Me obnubila la gente que sin estar a sueldo del lobby nuclear defienden esta energía con una agresividad pasmosa. Tras el terremoto y el tsunami, cuando la catástrofe de Fukushima aún estaba en su fase embrionaria, muchos plasmaron su arrogancia sobre el papel. Aquello no era razón para criticar la energía nuclear decían, afirmaban que utilizar Fukushima era manipular un evento que a pesar de su gravedad no tendría mayores consecuencias. El tiempo cordialmente les ha negado la razón y así, con la misma arrogancia, les ha arrojado a la realidad.
Muchas veces me he enfrentando al comportamiento altivo de quienes aludían a la absoluta seguridad de la energía nuclear. Cuando precisamente en esa necesidad tan extrema de seguridad comienza a dilucidarse el problema. Y no solo es la peligrosidad de la propia industria nuclear, sino también de sus residuos, cuya longevidad y costes de almacenamiento, otra vez por las extremas medidas de seguridad que requieren, la abocan a la aberración.
Fueron muy rápidos en decir que Fukushima no es Chernóbil, a las nucleares nunca les ha gustado la mala prensa, pero por más que se empeñen nunca han conseguido deshacerse de ella. Invierten millones en generar una imagen positiva y tenía la sensación de que últimamente estaba haciendo mella en la población; veía mucha gente ajena al entorno nuclear que se estaba doblegando a su utópico idilio de energía infinita y seguridad absoluta.

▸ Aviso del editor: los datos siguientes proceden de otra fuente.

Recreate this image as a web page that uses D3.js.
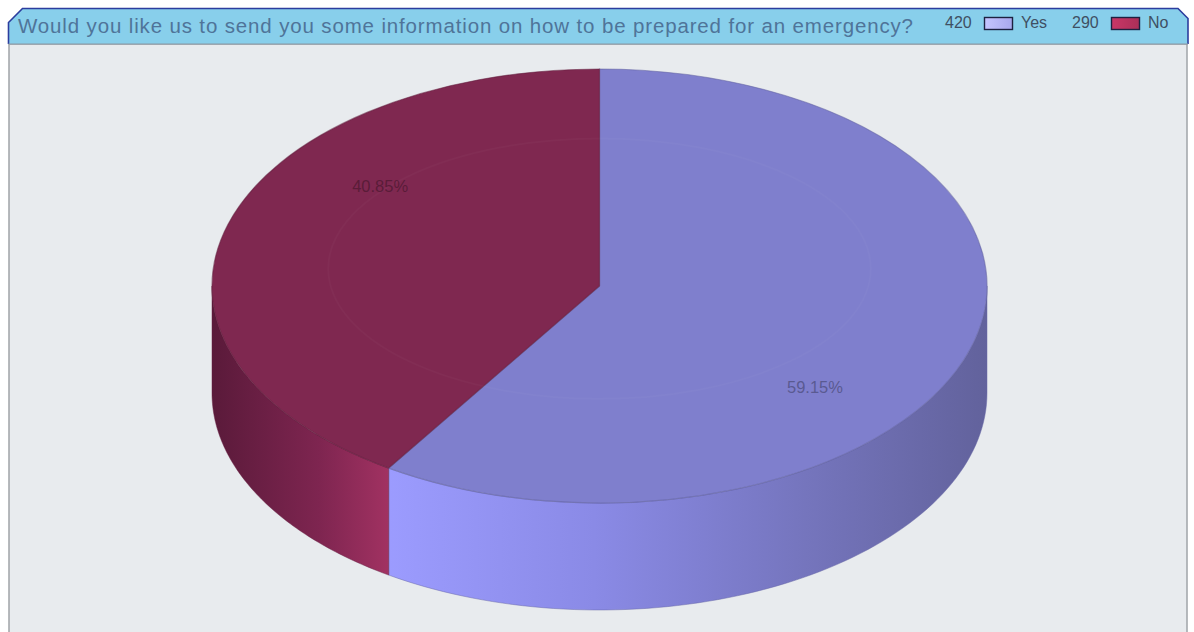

Zas en toda la boca. Menos de un mes más tarde Japón sitúa a Fukushima al nivel de Chernóbil. ¿Y ahora dónde quedó esa arrogancia? Intentaron suavizar lo que estaba ocurriendo, pero finalmente la realidad trágica se ha abierto paso. Ahora no solo se equipara la catástrofe nuclear con la ocurrida en territorio soviético, sino que se teme que la fuga radiactiva pueda superar la de Chernóbil.